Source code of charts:
* Begin *

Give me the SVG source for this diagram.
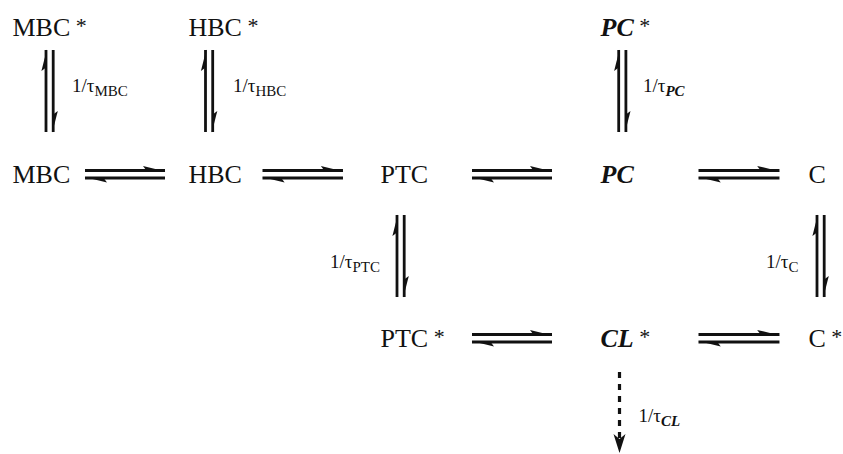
<svg xmlns="http://www.w3.org/2000/svg" width="843" height="454" viewBox="0 0 843 454">
<style>
.n{font-family:"Liberation Serif","Times New Roman",serif;font-size:26px;fill:#111}
.bi{font-weight:bold;font-style:italic}
.st{font-size:22px;font-weight:normal;font-style:normal}
.r{font-family:"Liberation Serif","Times New Roman",serif;font-size:19px;fill:#111}
.s{font-size:15px}
.ln{stroke:#111;stroke-width:2.8;fill:none}
.b{fill:#111}
.d{stroke:#111;stroke-width:3.2;stroke-dasharray:6 6;fill:none}
</style>
<defs>
<g id="eqH">
<line class="ln" x1="0" y1="0" x2="80" y2="0"/>
<polygon class="b" points="80.5,0.9 58,-4.6 61,-0.6"/>
<line class="ln" x1="0" y1="7.5" x2="80" y2="7.5"/>
<polygon class="b" points="-0.5,6.6 22,12.1 19,8.1"/>
</g>
<g id="eqV">
<line class="ln" x1="0" y1="0" x2="0" y2="82"/>
<polygon class="b" points="0.9,-0.5 -4.6,21 -0.6,18"/>
<line class="ln" x1="7.2" y1="0" x2="7.2" y2="82"/>
<polygon class="b" points="6.3,82.5 11.8,61 7.8,64"/>
</g>
</defs>
<g id="MBCstar"><text class="n" x="12.5" y="36">MBC<tspan class="st" dy="-3"> *</tspan></text></g>
<g id="HBCstar"><text class="n" x="188.5" y="36">HBC<tspan class="st" dy="-3"> *</tspan></text></g>
<g id="PCstar"><text class="n" x="600.5" y="36"><tspan class="bi">PC</tspan><tspan class="st" dy="-3"> *</tspan></text></g>
<g id="MBC"><text class="n" x="12.5" y="183">MBC</text></g>
<g id="HBC"><text class="n" x="188.5" y="183">HBC</text></g>
<g id="PTC"><text class="n" x="380.5" y="183">PTC</text></g>
<g id="PC"><text class="n bi" x="600.5" y="183">PC</text></g>
<g id="C"><text class="n" x="808.5" y="183">C</text></g>
<g id="PTCstar"><text class="n" x="380.5" y="347">PTC<tspan class="st" dy="-3"> *</tspan></text></g>
<g id="CLstar"><text class="n" x="600.5" y="347"><tspan class="bi">CL</tspan><tspan class="st" dy="-3"> *</tspan></text></g>
<g id="Cstar"><text class="n" x="808.5" y="347">C<tspan class="st" dy="-3"> *</tspan></text></g>
<g id="connectors">
<use href="#eqH" transform="translate(85,170.5)"/>
<use href="#eqH" transform="translate(262.5,170.5) scale(1.006,1)"/>
<use href="#eqH" transform="translate(472,170.5)"/>
<use href="#eqH" transform="translate(698.5,170.5) scale(1.012,1)"/>
<use href="#eqH" transform="translate(472,334.5)"/>
<use href="#eqH" transform="translate(698.5,334.5) scale(1.012,1)"/>
<use href="#eqV" transform="translate(46,50)"/>
<use href="#eqV" transform="translate(205.5,50)"/>
<use href="#eqV" transform="translate(618.7,50)"/>
<use href="#eqV" transform="translate(397,215)"/>
<use href="#eqV" transform="translate(817,215)"/>
<line class="d" x1="619.5" y1="372" x2="619.5" y2="438"/>
<polygon class="b" points="613.5,434 619.5,453 625.5,434 619.5,439"/>
<text class="r" x="72" y="92">1/τ<tspan class="s" dy="4">MBC</tspan></text>
<text class="r" x="233" y="92">1/τ<tspan class="s" dy="4">HBC</tspan></text>
<text class="r" x="643" y="92">1/τ<tspan class="s bi" dy="4">PC</tspan></text>
<text class="r" x="330" y="268">1/τ<tspan class="s" dy="4">PTC</tspan></text>
<text class="r" x="766" y="268">1/τ<tspan class="s" dy="4">C</tspan></text>
<text class="r" x="638.5" y="422">1/τ<tspan class="s bi" dy="4">CL</tspan></text>
</g>
</svg>
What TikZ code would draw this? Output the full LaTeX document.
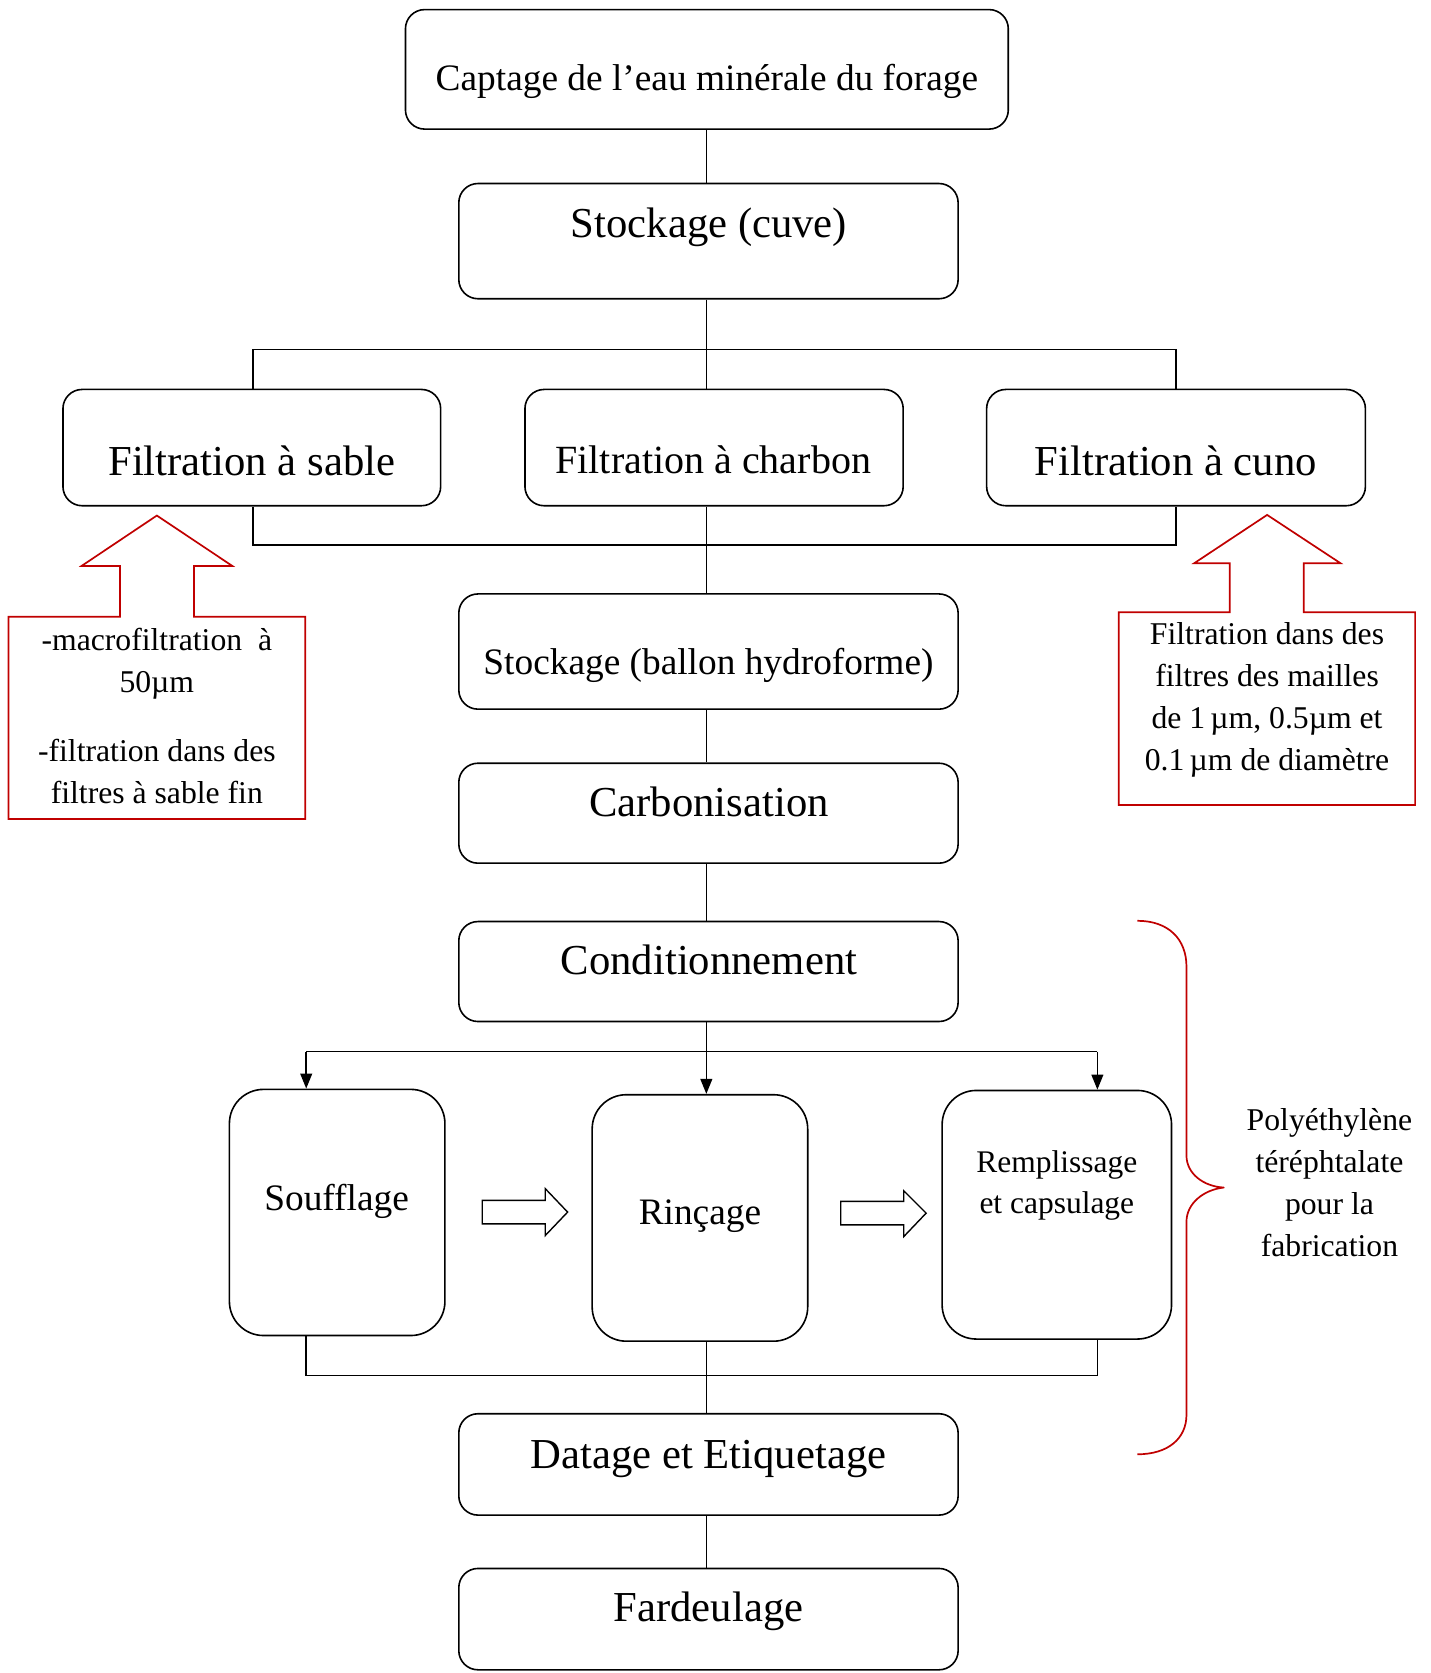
\documentclass[tikz,border=0pt]{standalone}
\usepackage{fontspec}
\setmainfont{Liberation Serif}
\usetikzlibrary{arrows.meta}
\definecolor{calred}{RGB}{192,0,0}
\begin{document}
\begin{tikzpicture}[x=1pt,y=-1pt,
  box/.style={draw, line width=1.5pt, rounded corners=18pt, inner sep=0pt},
  tallbox/.style={box, rounded corners=32pt},
  lbl/.style={anchor=base, inner sep=0pt},
  fbig/.style={font=\fontsize{40}{48}\selectfont},
  fmid/.style={font=\fontsize{35}{42}\selectfont},
  fsmall/.style={font=\fontsize{29.7}{39.4}\selectfont, align=center},
  conn/.style={line width=1.5pt},
  arr/.style={conn, -{Triangle[length=14pt,width=11pt]}},
  callout/.style={draw=calred, line width=1.6pt, line join=miter},
  hollow/.style={draw, line width=1.3pt, line join=miter},
]
\useasboundingbox (0,0) rectangle (1341,1568);

% boxes
\node[box, minimum width=565pt, minimum height=112pt] (captage) at (662.5,65) {};
\node[box, minimum width=468pt, minimum height=108pt] (stock1) at (664,226) {};
\node[box, minimum width=354pt, minimum height=109pt] (fsable) at (236,419.5) {};
\node[box, minimum width=354.5pt, minimum height=109pt] (fcharbon) at (669.25,419.5) {};
\node[box, minimum width=355pt, minimum height=109pt] (fcuno) at (1102.2,419.5) {};
\node[box, minimum width=468pt, minimum height=108pt] (ballon) at (664,610.65) {};
\node[box, minimum width=468pt, minimum height=93.7pt] (carbo) at (664,762.15) {};
\node[box, minimum width=468pt, minimum height=93.7pt] (cond) at (664,910.55) {};
\node[tallbox, minimum width=202pt, minimum height=230.7pt] (souff) at (316,1136.35) {};
\node[tallbox, minimum width=202pt, minimum height=231pt] (rincage) at (656,1141.5) {};
\node[tallbox, minimum width=215pt, minimum height=233pt] (rempl) at (990.5,1138.5) {};
\node[box, minimum width=468pt, minimum height=95pt] (datage) at (664,1372.5) {};
\node[box, minimum width=468pt, minimum height=95pt] (fard) at (664,1517.5) {};

% texts
\node[lbl, fmid] (captageT) at (662.5,85) {Captage de l’eau minérale du forage};
\node[lbl, fbig] (stock1T) at (664.5,222.4) {Stockage (cuve)};
\node[lbl, fbig] (fsableT) at (236,446) {Filtration à sable};
\node[lbl, font=\fontsize{37.5}{45}\selectfont] (fcharbonT) at (668.5,443.6) {Filtration à charbon};
\node[lbl, fbig] (fcunoT) at (1102,446) {Filtration à cuno};
\node[lbl, fmid] (ballonT) at (664,632.6) {Stockage (ballon hydroforme)};
\node[lbl, fbig] (carboT) at (664.5,765.3) {Carbonisation};
\node[lbl, fbig] (condT) at (664.5,913.7) {Conditionnement};
\node[lbl, fmid] (souffT) at (315.5,1134.6) {Soufflage};
\node[lbl, fmid] (rincageT) at (656,1148) {Rinçage};
\node[lbl, font=\fontsize{29.5}{39}\selectfont, align=center] (remplT) at (990.5,1137.7) {Remplissage\\et capsulage};
\node[lbl, fbig] (datageT) at (664,1376) {Datage et Etiquetage};
\node[lbl, fbig] (fardT) at (664,1519.7) {Fardeulage};

% connector coordinates
\coordinate (spine) at (662,0);
\coordinate (busTL) at (237,327.4);
\coordinate (busTR) at (1102,327.4);
\coordinate (busBL) at (237,510.7);
\coordinate (busBR) at (1102,510.7);
\coordinate (c3L) at (287,985.5);
\coordinate (c3R) at (1028.5,985.5);
\coordinate (c4L) at (287,1289);
\coordinate (c4R) at (1028.5,1289);

% connectors
\draw[conn] (captage.south -| spine) -- (stock1.north -| spine);
\draw[conn] (stock1.south -| spine) -- (spine |- busTL);
\draw[conn] (fsable.north -| busTL) -- (busTL) -- (busTR) -- (fcuno.north -| busTR);
\draw[conn] (spine |- busTL) -- (fcharbon.north -| spine);
\draw[conn] (fsable.south -| busBL) -- (busBL) -- (busBR) -- (fcuno.south -| busBR);
\draw[conn] (fcharbon.south -| spine) -- (ballon.north -| spine);
\draw[conn] (ballon.south -| spine) -- (carbo.north -| spine);
\draw[conn] (carbo.south -| spine) -- (cond.north -| spine);
\draw[arr] (cond.south -| spine) -- (rincage.north -| spine);
\draw[conn] (c3L) -- (c3R);
\draw[arr] (c3L) -- (souff.north -| c3L);
\draw[arr] (c3R) -- (rempl.north -| c3R);
\draw[conn] (souff.south -| c4L) -- (c4L) -- (c4R) -- (rempl.south -| c4R);
\draw[conn] (rincage.south -| spine) -- (datage.north -| spine);
\draw[conn] (datage.south -| spine) -- (fard.north -| spine);

% hollow arrows
\draw[hollow] (452,1125) -- (511,1125) -- (511,1114) -- (532,1136) -- (511,1158) -- (511,1147) -- (452,1147) -- cycle;
\draw[hollow] (788,1126) -- (847,1126) -- (847,1116) -- (868,1137) -- (847,1159) -- (847,1148) -- (788,1148) -- cycle;

% red callouts
\draw[callout] (8,578) -- (112.5,578) -- (112.5,530.4) -- (76.5,530.4) -- (147,483.2) -- (217.7,530.4) -- (181.8,530.4) -- (181.8,578) -- (286,578) -- (286,767.5) -- (8,767.5) -- cycle;
\node[lbl, fsmall] (leftT) at (147,753) {-macrofiltration\ \ à\\50µm\\[25pt]-filtration dans des\\filtres à sable fin};

\draw[callout] (1048.6,573.8) -- (1152.6,573.8) -- (1152.6,527.9) -- (1119.2,527.9) -- (1187.6,482.6) -- (1256.4,527.9) -- (1222,527.9) -- (1222,573.8) -- (1326.3,573.8) -- (1326.3,754.4) -- (1048.6,754.4) -- cycle;
\node[lbl, fsmall] (rightT) at (1187.5,722.5) {Filtration dans des\\filtres des mailles\\de 1\,µm, 0.5µm et\\0.1\,µm de diamètre};

% brace
\draw[callout, line join=round] (1066,863) .. controls (1095,863) and (1112,880) .. (1112,906) -- (1112,1083) .. controls (1112,1100) and (1128,1112) .. (1147,1113) .. controls (1128,1115) and (1112,1128) .. (1112,1145) -- (1112,1326) .. controls (1112,1348) and (1095,1363) .. (1066,1363);
\node[lbl, fsmall] (polyT) at (1246,1178) {Polyéthylène\\téréphtalate\\pour la\\fabrication};
\end{tikzpicture}
\end{document}
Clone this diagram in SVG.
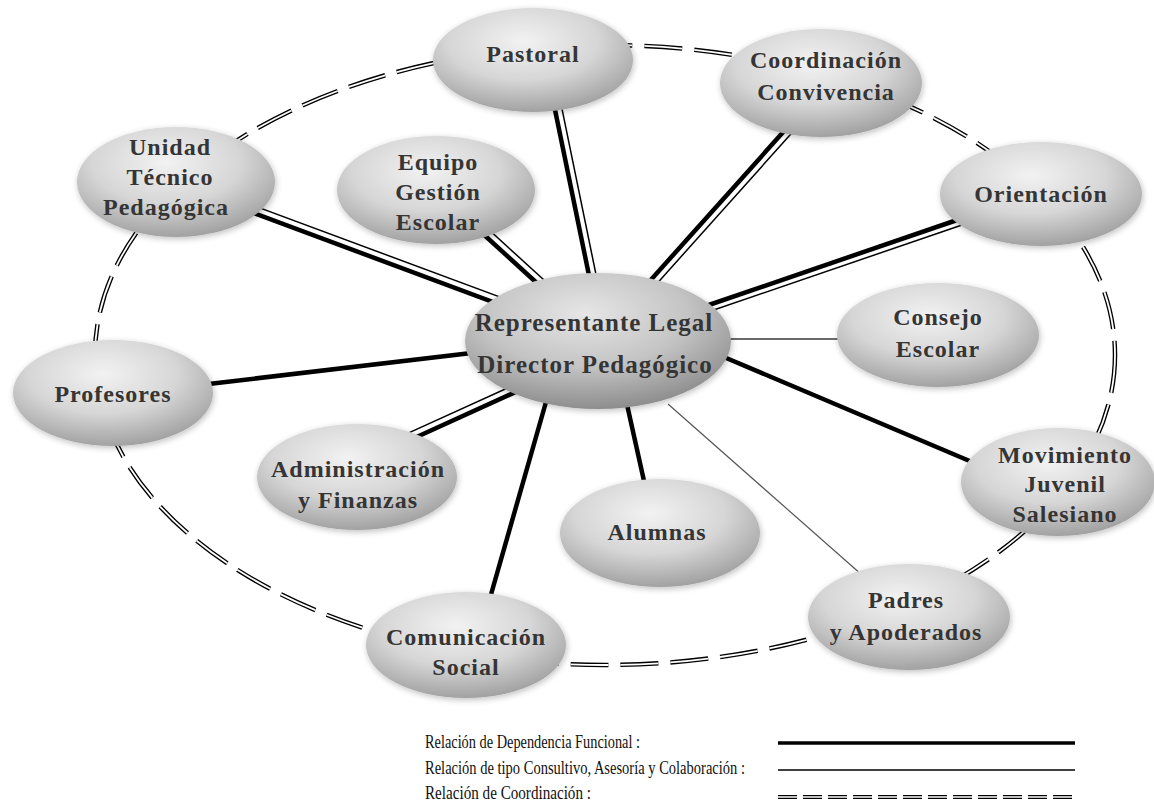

* End *

# Problem description
Make an exact copy of the lines from the one holding "What TikZ code" through the one holding "(0,0) rectangle (1341,1568);", end lines included, without the pictures.

# Solution for this problem
What TikZ code would draw this? Output the full LaTeX document.
\documentclass[tikz,border=0pt]{standalone}
\usepackage{fontspec}
\setmainfont{Liberation Serif}
\usetikzlibrary{arrows.meta}
\definecolor{calred}{RGB}{192,0,0}
\begin{document}
\begin{tikzpicture}[x=1pt,y=-1pt,
  box/.style={draw, line width=1.5pt, rounded corners=18pt, inner sep=0pt},
  tallbox/.style={box, rounded corners=32pt},
  lbl/.style={anchor=base, inner sep=0pt},
  fbig/.style={font=\fontsize{40}{48}\selectfont},
  fmid/.style={font=\fontsize{35}{42}\selectfont},
  fsmall/.style={font=\fontsize{29.7}{39.4}\selectfont, align=center},
  conn/.style={line width=1.5pt},
  arr/.style={conn, -{Triangle[length=14pt,width=11pt]}},
  callout/.style={draw=calred, line width=1.6pt, line join=miter},
  hollow/.style={draw, line width=1.3pt, line join=miter},
]
\useasboundingbox (0,0) rectangle (1341,1568);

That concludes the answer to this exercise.